start
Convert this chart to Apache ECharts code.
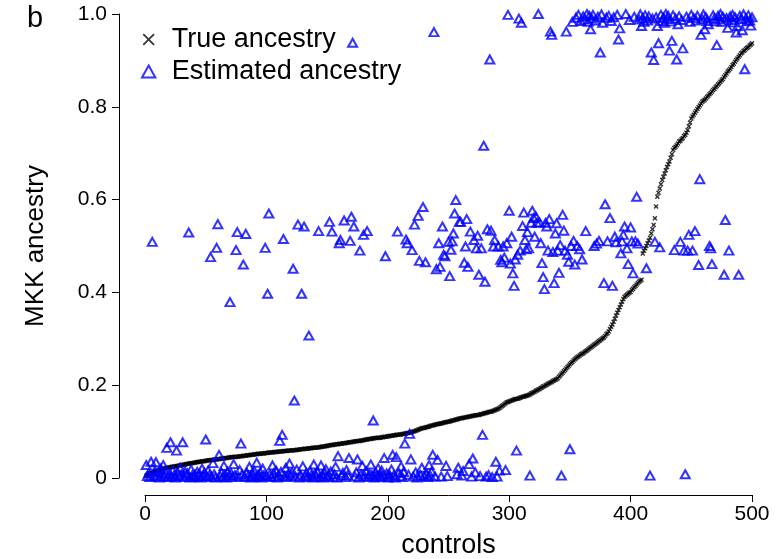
<!DOCTYPE html>
<html><head><meta charset="utf-8">
<script src="https://cdn.jsdelivr.net/npm/echarts@6/dist/echarts.min.js"></script>
<style>html,body{margin:0;padding:0;background:#fff}#c{width:781px;height:559px}</style>
</head><body><div id="c"></div>
<script>
const panelLabel = 'b';
const xAxisTitle = 'controls';
const yAxisTitle = 'MKK ancestry';
const seriesNames = ['True ancestry', 'Estimated ancestry'];
const xTicks = [0, 100, 200, 300, 400, 500];
const yTicks = [0, 0.2, 0.4, 0.6, 0.8, 1.0];

const trueAncestry = [
0.005,0.007,0.009,0.010,0.011,0.012,0.013,0.014,0.015,0.016,0.016,0.017,0.018,0.019,0.020,0.021,0.021,0.022,0.022,0.023,
0.023,0.024,0.024,0.025,0.025,0.026,0.026,0.027,0.027,0.028,0.028,0.029,0.029,0.030,0.030,0.031,0.031,0.032,0.032,0.033,
0.033,0.034,0.034,0.035,0.035,0.035,0.036,0.036,0.036,0.037,0.037,0.038,0.038,0.038,0.039,0.039,0.040,0.040,0.040,0.041,
0.041,0.041,0.042,0.042,0.042,0.043,0.043,0.043,0.044,0.044,0.045,0.045,0.045,0.045,0.046,0.046,0.046,0.047,0.047,0.047,
0.048,0.048,0.048,0.049,0.049,0.049,0.050,0.050,0.050,0.051,0.051,0.051,0.052,0.052,0.052,0.053,0.053,0.053,0.054,0.054,
0.054,0.055,0.055,0.055,0.055,0.056,0.056,0.056,0.056,0.057,0.057,0.057,0.057,0.058,0.058,0.058,0.058,0.059,0.059,0.059,
0.059,0.060,0.060,0.060,0.061,0.061,0.061,0.062,0.062,0.062,0.063,0.063,0.063,0.063,0.064,0.064,0.064,0.065,0.065,0.065,
0.066,0.066,0.066,0.067,0.067,0.068,0.068,0.068,0.069,0.069,0.070,0.070,0.071,0.071,0.071,0.072,0.072,0.073,0.073,0.074,
0.074,0.074,0.075,0.075,0.075,0.076,0.076,0.077,0.077,0.077,0.078,0.078,0.079,0.079,0.080,0.080,0.080,0.081,0.081,0.082,
0.082,0.083,0.083,0.084,0.084,0.084,0.085,0.085,0.086,0.086,0.086,0.087,0.087,0.087,0.088,0.088,0.089,0.089,0.089,0.090,
0.090,0.091,0.091,0.091,0.092,0.092,0.093,0.093,0.093,0.094,0.094,0.095,0.095,0.096,0.096,0.097,0.097,0.098,0.098,0.099,
0.100,0.101,0.102,0.103,0.104,0.105,0.106,0.107,0.108,0.108,0.109,0.110,0.110,0.111,0.112,0.113,0.113,0.114,0.115,0.116,
0.116,0.117,0.117,0.118,0.118,0.119,0.120,0.120,0.121,0.121,0.122,0.123,0.124,0.124,0.125,0.126,0.126,0.127,0.128,0.129,
0.129,0.130,0.130,0.131,0.131,0.132,0.132,0.133,0.133,0.134,0.134,0.135,0.135,0.136,0.136,0.137,0.138,0.138,0.139,0.140,
0.140,0.141,0.142,0.143,0.143,0.144,0.145,0.146,0.147,0.148,0.149,0.151,0.153,0.155,0.157,0.159,0.161,0.163,0.164,0.165,
0.166,0.167,0.168,0.169,0.170,0.170,0.171,0.172,0.173,0.174,0.175,0.175,0.176,0.177,0.178,0.179,0.180,0.182,0.183,0.185,
0.186,0.188,0.189,0.191,0.192,0.194,0.195,0.197,0.198,0.200,0.201,0.203,0.204,0.206,0.207,0.209,0.210,0.212,0.213,0.215,
0.218,0.221,0.224,0.227,0.230,0.233,0.236,0.239,0.242,0.245,0.248,0.250,0.253,0.256,0.258,0.260,0.262,0.264,0.266,0.268,
0.269,0.271,0.273,0.275,0.277,0.279,0.281,0.283,0.285,0.287,0.289,0.291,0.293,0.295,0.297,0.299,0.301,0.303,0.306,0.310,
0.312,0.316,0.321,0.326,0.331,0.337,0.343,0.350,0.356,0.362,0.368,0.374,0.380,0.386,0.390,0.393,0.395,0.397,0.399,0.401,
0.405,0.408,0.411,0.414,0.417,0.420,0.423,0.425,0.427,0.484,0.490,0.495,0.500,0.506,0.512,0.518,0.527,0.536,0.545,0.560,
0.585,0.606,0.615,0.624,0.633,0.642,0.649,0.656,0.663,0.670,0.676,0.682,0.690,0.698,0.707,0.711,0.714,0.717,0.721,0.725,
0.727,0.730,0.733,0.737,0.740,0.744,0.750,0.758,0.766,0.775,0.779,0.783,0.787,0.791,0.795,0.799,0.803,0.807,0.811,0.813,
0.815,0.818,0.821,0.824,0.827,0.830,0.833,0.836,0.839,0.842,0.845,0.848,0.851,0.854,0.857,0.860,0.864,0.868,0.872,0.876,
0.879,0.882,0.886,0.890,0.893,0.897,0.901,0.904,0.908,0.911,0.915,0.917,0.920,0.922,0.925,0.927,0.929,0.932,0.934,0.937
];

const estimatedAncestry = [
0.028,0.004,0.010,0.002,0.035,0.509,0.006,0.015,0.034,0.003,0.012,0.001,0.020,0.007,0.028,0.004,0.011,0.065,0.002,0.009,
0.077,0.003,0.016,0.006,0.001,0.059,0.012,0.004,0.022,0.008,0.077,0.002,0.014,0.005,0.010,0.529,0.001,0.018,0.006,0.003,
0.007,0.002,0.013,0.004,0.009,0.001,0.020,0.005,0.011,0.083,0.003,0.016,0.006,0.476,0.002,0.032,0.008,0.001,0.496,0.547,
0.050,0.004,0.012,0.002,0.026,0.007,0.001,0.014,0.005,0.379,0.010,0.002,0.030,0.006,0.491,0.530,0.003,0.017,0.074,0.008,
0.460,0.002,0.526,0.011,0.004,0.024,0.001,0.009,0.005,0.015,0.002,0.033,0.007,0.003,0.012,0.001,0.020,0.006,0.496,0.004,
0.397,0.570,0.008,0.002,0.027,0.010,0.003,0.016,0.001,0.006,0.080,0.013,0.093,0.515,0.004,0.022,0.002,0.009,0.031,0.005,
0.012,0.451,0.167,0.003,0.018,0.546,0.001,0.007,0.397,0.025,0.542,0.004,0.011,0.002,0.307,0.015,0.006,0.001,0.029,0.009,
0.004,0.013,0.532,0.002,0.027,0.007,0.001,0.010,0.019,0.003,0.006,0.552,0.014,0.531,0.002,0.008,0.024,0.001,0.047,0.506,
0.513,0.005,0.011,0.555,0.002,0.017,0.006,0.043,0.511,0.563,0.938,0.542,0.003,0.012,0.040,0.001,0.490,0.008,0.026,0.524,
0.004,0.015,0.532,0.002,0.009,0.029,0.006,0.124,0.001,0.012,0.004,0.021,0.007,0.002,0.016,0.005,0.043,0.478,0.010,0.001,
0.008,0.003,0.018,0.050,0.006,0.001,0.045,0.531,0.011,0.004,0.025,0.002,0.013,0.074,0.514,0.506,0.007,0.095,0.040,0.491,
0.003,0.546,0.012,0.001,0.565,0.468,0.006,0.022,0.584,0.004,0.465,0.009,0.002,0.028,0.005,0.014,0.050,0.961,0.003,0.450,
0.039,0.506,0.455,0.003,0.542,0.481,0.478,0.026,0.004,0.509,0.435,0.492,0.510,0.527,0.570,0.599,0.008,0.022,0.552,0.552,
0.005,0.015,0.464,0.499,0.558,0.455,0.030,0.531,0.003,0.042,0.513,0.012,0.495,0.522,0.438,0.004,0.495,0.093,0.716,0.423,
0.003,0.536,0.006,0.902,0.533,0.002,0.499,0.513,0.035,0.003,0.499,0.016,0.470,0.465,0.499,0.475,0.017,0.506,0.998,0.576,
0.462,0.520,0.441,0.414,0.471,0.059,0.481,0.990,0.490,0.981,0.543,0.572,0.513,0.493,0.530,0.495,0.005,0.550,0.576,0.560,
0.520,0.563,0.550,1.000,0.551,0.506,0.463,0.433,0.407,0.550,0.542,0.490,0.558,0.962,0.955,0.487,0.420,0.527,0.549,0.490,
0.442,0.502,0.005,0.567,0.533,0.490,0.962,0.481,0.466,0.062,0.500,0.983,0.511,0.460,0.992,0.500,0.998,0.493,0.985,0.471,
0.995,0.988,0.532,1.000,0.983,0.996,0.967,0.990,0.998,0.500,0.986,0.505,0.994,0.511,0.917,0.999,0.981,0.420,0.590,0.992,
0.510,0.996,0.560,0.985,0.414,0.993,0.520,0.508,0.998,0.945,0.969,0.484,0.510,0.524,0.542,1.000,0.495,0.461,0.987,0.540,
0.510,0.441,0.994,0.510,0.606,0.505,0.988,0.999,0.974,0.991,0.983,0.997,0.452,0.986,0.995,0.005,0.917,0.990,0.901,0.509,
0.993,0.974,0.937,0.497,0.998,0.985,0.992,0.981,1.000,0.989,0.996,0.921,0.984,0.942,0.997,0.491,0.990,0.902,0.978,0.995,
0.509,0.987,0.926,0.490,0.008,0.994,0.490,0.524,0.983,0.998,0.490,0.991,0.532,0.986,0.996,0.459,0.644,0.955,0.989,0.999,
0.967,0.993,0.985,0.978,0.500,0.495,0.461,0.997,0.990,0.984,0.933,0.996,0.988,1.000,0.983,0.994,0.438,0.556,0.991,0.970,
0.490,0.995,0.987,0.998,0.982,0.993,0.960,0.974,0.438,0.996,0.989,0.965,0.999,0.881,0.990,0.984,0.997,0.986,0.975,0.993
];

const FONT = '"Liberation Sans", Arial, Helvetica, sans-serif';
const crossThick = 'path://M0,2L2,0L5,3L8,0L10,2L7,5L10,8L8,10L5,7L2,10L0,8L3,5Z';
const crossThin = 'path://M0,1L1,0L5,4L9,0L10,1L6,5L10,9L9,10L5,6L1,10L0,9L4,5Z';
const triPath = 'path://M5,0L10,9L0,9Z';

const trueData = trueAncestry.map((v, i) => [i + 1, v]);
const estData = estimatedAncestry.map((v, i) => [i + 1, v]);

const chart = echarts.init(document.getElementById('c'), null, {renderer: 'canvas'});
chart.setOption({
  animation: false,
  backgroundColor: '#fff',
  title: {text: panelLabel, left: 22, top: -1, textStyle: {fontSize: 29, fontWeight: 'normal', color: '#000', fontFamily: FONT}},
  grid: {left: 145, right: 29, top: 14, bottom: 81, containLabel: false, outerBoundsMode: 'none'},
  legend: {
    orient: 'vertical', left: 141, top: 26, padding: 0, itemWidth: 36, itemHeight: 12, itemGap: 5,
    symbolKeepAspect: true,
    textStyle: {fontSize: 27, color: '#000', fontFamily: FONT},
    data: [
      {name: seriesNames[0], icon: crossThin, itemStyle: {color: '#000', borderWidth: 0}},
      {name: seriesNames[1], icon: triPath, itemStyle: {color: 'rgba(0,0,0,0)', borderColor: '#0000ff', borderWidth: 2}}
    ]
  },
  xAxis: {
    type: 'value', min: xTicks[0], max: xTicks[xTicks.length - 1], interval: 100, offset: 17,
    name: xAxisTitle, nameLocation: 'middle', nameGap: 37,
    nameTextStyle: {fontSize: 27, color: '#000', fontFamily: FONT},
    axisLine: {show: true, onZero: false, lineStyle: {color: '#000', width: 1}},
    axisTick: {show: true, length: 7, lineStyle: {color: '#000'}},
    axisLabel: {fontSize: 21, color: '#000', margin: 9, fontFamily: FONT},
    splitLine: {show: false}
  },
  yAxis: {
    type: 'value', min: yTicks[0], max: yTicks[yTicks.length - 1], interval: 0.2, offset: 26,
    name: yAxisTitle, nameLocation: 'middle', nameGap: 70, nameRotate: 90,
    nameTextStyle: {fontSize: 26, color: '#000', fontFamily: FONT},
    axisLine: {show: true, onZero: false, lineStyle: {color: '#000', width: 1}},
    axisTick: {show: true, length: 7, lineStyle: {color: '#000'}},
    axisLabel: {fontSize: 21, color: '#000', margin: 12, fontFamily: FONT,
      formatter: v => (v === 0 ? '0' : v.toFixed(1))},
    splitLine: {show: false}
  },
  series: [
    {name: seriesNames[0], type: 'scatter', data: trueData, symbol: crossThick, symbolSize: 5,
     clip: false, itemStyle: {color: '#000'}, z: 2},
    {name: seriesNames[1], type: 'scatter', data: estData, symbol: 'triangle', symbolSize: [9, 8],
     clip: false, itemStyle: {color: 'rgba(0,0,0,0)', borderColor: '#0000ff', borderWidth: 2}, z: 3}
  ]
});
</script>
</body></html>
end
== GOAL OF THE EXERCISE ==
Emit the lines of the material exactly, from its first line to the line containing "const yTicks = [0, 0.2, 0.4, 0.6, 0.8, 1.0];", inclusive; leave every picture out.

== RESULT OF THE TASK ==
Convert this chart to Apache ECharts code.
<!DOCTYPE html>
<html><head><meta charset="utf-8">
<script src="https://cdn.jsdelivr.net/npm/echarts@6/dist/echarts.min.js"></script>
<style>html,body{margin:0;padding:0;background:#fff}#c{width:781px;height:559px}</style>
</head><body><div id="c"></div>
<script>
const panelLabel = 'b';
const xAxisTitle = 'controls';
const yAxisTitle = 'MKK ancestry';
const seriesNames = ['True ancestry', 'Estimated ancestry'];
const xTicks = [0, 100, 200, 300, 400, 500];
const yTicks = [0, 0.2, 0.4, 0.6, 0.8, 1.0];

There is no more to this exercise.